Faut-il renoncer à la pénitence, à l’ascèse, au jeûne ? Non, si on accepte d’en revoir la signification. Passer quarante jours de préparation à la célébration du salut exige une ascèse certaine pour nous rappeler l’essentiel, ne pas nous laisser distraire, mener « le bon combat ». À chacun de savoir comment s’y prendre. Nous sommes avertis, suivre Jésus va exiger de prendre sa croix, « le disciple n’est pas plus grand que le maître ». La parole de l’Évangile est pour chacun un événement qui remet sa vie en question, non une parole pieuse de consolation nous laissant inchangés.
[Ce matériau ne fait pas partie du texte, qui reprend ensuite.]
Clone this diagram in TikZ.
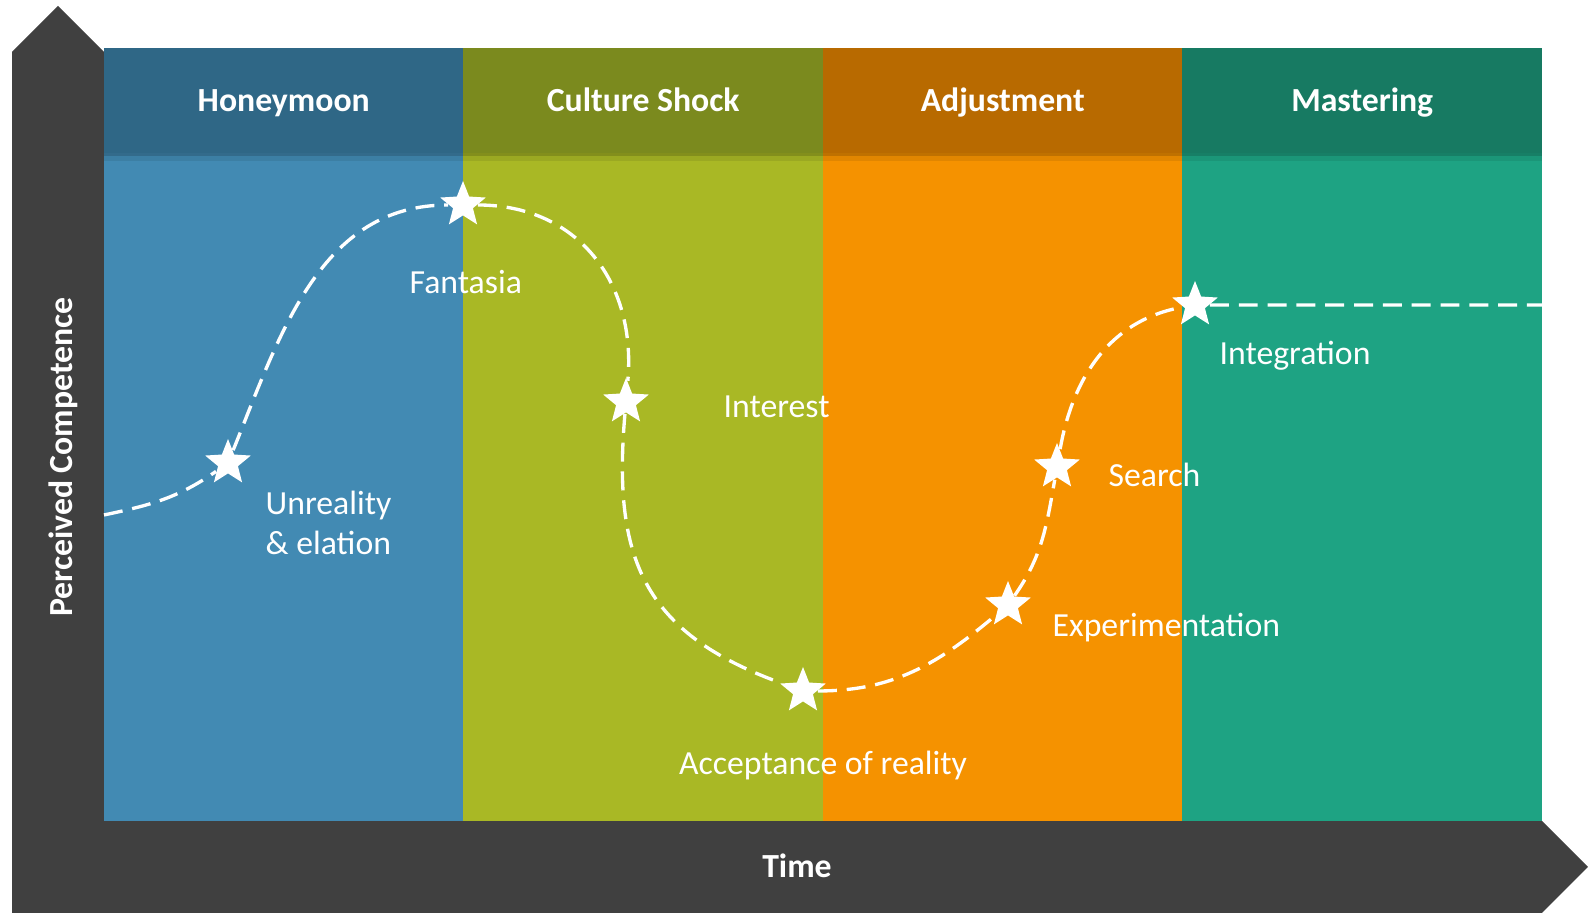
\documentclass[tikz,border=0pt]{standalone}
\usepackage{fontspec}
\setmainfont{Carlito}
\usetikzlibrary{positioning,shapes.geometric}
\definecolor{hmhead}{HTML}{2F6786}
\definecolor{hmbody}{HTML}{428AB3}
\definecolor{cshead}{HTML}{7B8A1E}
\definecolor{csbody}{HTML}{A9B825}
\definecolor{adhead}{HTML}{B86A00}
\definecolor{adbody}{HTML}{F59200}
\definecolor{mshead}{HTML}{177A62}
\definecolor{msbody}{HTML}{1EA383}
\definecolor{axisgray}{HTML}{404040}

\begin{document}
\begin{tikzpicture}[
  x=0.1mm, y=0.1mm,
  phasebody/.style={inner sep=0pt, outer sep=0pt,
                    minimum width=35.95mm, minimum height=66.8mm},
  phasehead/.style={inner sep=0pt, outer sep=0pt,
                    minimum width=35.95mm, minimum height=10.5mm,
                    text height=7.2pt, text depth=1.2pt,
                    font=\bfseries\fontsize{9.6}{11.5}\selectfont, text=white},
  milestone/.style={star, star points=5, star point ratio=2.3, fill=white,
                    inner sep=0pt, minimum size=4.8mm},
  trail/.style={white, line width=0.95pt, dash pattern=on 5.4pt off 2.8pt},
  lbl/.style={font=\fontsize{9.6}{11.5}\selectfont, text=white,
              inner sep=0pt, anchor=base west, align=left},
  axislbl/.style={font=\bfseries\fontsize{9.6}{11.5}\selectfont, text=white,
                  inner sep=0pt, anchor=base},
]
\useasboundingbox (0,0) rectangle (1588,915);

%% Axes: one grey block with both arrow heads
\fill[axisgray] (12,2) -- (12,863) -- (58,909) -- (104,863) -- (104,94)
  -- (1542,94) -- (1588,48) -- (1542,2) -- cycle;

%% Phase columns
\node[phasebody, fill=hmbody, anchor=north west] (hmbody) at (104,762) {};
\node[phasebody, fill=csbody, right=0pt of hmbody] (csbody) {};
\node[phasebody, fill=adbody, right=0pt of csbody] (adbody) {};
\node[phasebody, fill=msbody, right=0pt of adbody] (msbody) {};

\node[phasehead, fill=hmhead, above=0pt of hmbody] (hmhead) {Honeymoon};
\node[phasehead, fill=cshead, above=0pt of csbody] (cshead) {Culture Shock};
\node[phasehead, fill=adhead, above=0pt of adbody] (adhead) {Adjustment};
\node[phasehead, fill=mshead, above=0pt of msbody] (mshead) {Mastering};

% soft shadow under the header row
\fill[black, opacity=.22] (hmhead.south west) rectangle ([yshift=-0.35mm]mshead.south east);
\fill[black, opacity=.08] ([yshift=-0.35mm]hmhead.south west) rectangle ([yshift=-0.8mm]mshead.south east);

%% Milestones along the curve
\coordinate (start) at (104,400);
\coordinate (end)   at (1543,610);
\node[milestone] (unreal) at (228,452) {};
\node[milestone] (fanta)  at (463,710) {};
\node[milestone] (inter)  at (626,513) {};
\node[milestone] (accept) at (803,224) {};
\node[milestone] (exper)  at (1008,310) {};
\node[milestone] (search) at (1057,448) {};
\node[milestone] (integr) at (1195,610) {};

\draw[trail] (start) to[out=12, in=215] (unreal)
  to[out=68, in=180] (fanta)
  to[out=0, in=85, looseness=1.1] (inter)
  to[out=-95, in=160, looseness=1.2] (accept)
  to[out=0, in=220] (exper)
  to[out=55, in=-100] (search)
  to[out=80, in=190] (integr)
  -- (end);

%% Stage labels
\node[lbl] (lunreal) at (265,360) {Unreality\\\& elation};
\node[lbl] (lfanta)  at (409,621) {Fantasia};
\node[lbl] (linter)  at (723,497) {Interest};
\node[lbl, anchor=base] (laccept) at (823,140) {Acceptance of reality};
\node[lbl] (lexper)  at (1052,278) {Experimentation};
\node[lbl] (lsearch) at (1108,428) {Search};
\node[lbl] (lintegr) at (1219,550) {Integration};

%% Axis titles
\node[axislbl] (time) at (797,37) {Time};
\node[axislbl, rotate=90] (comp) at (72,458) {Perceived Competence};

\end{tikzpicture}
\end{document}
Alors cette croix, nous ne la choisissons pas, ce que nous choisissons, c’est de prendre le chemin qui nous mène au pardon et à l’amour des autres, chemin d’humanité au service de tous les hommes. Chemin dont nous ignorons tout mais qui ne doit pas être embrumé et disparaître derrière tous nos désirs (y compris de pénitence ou de piété !) qui nous ferment en nous retournant sur nous-mêmes.
Marc Durand
1 – J. Moingt, L’esprit du christianisme, Ed. Temps présent, 2018, p. 271.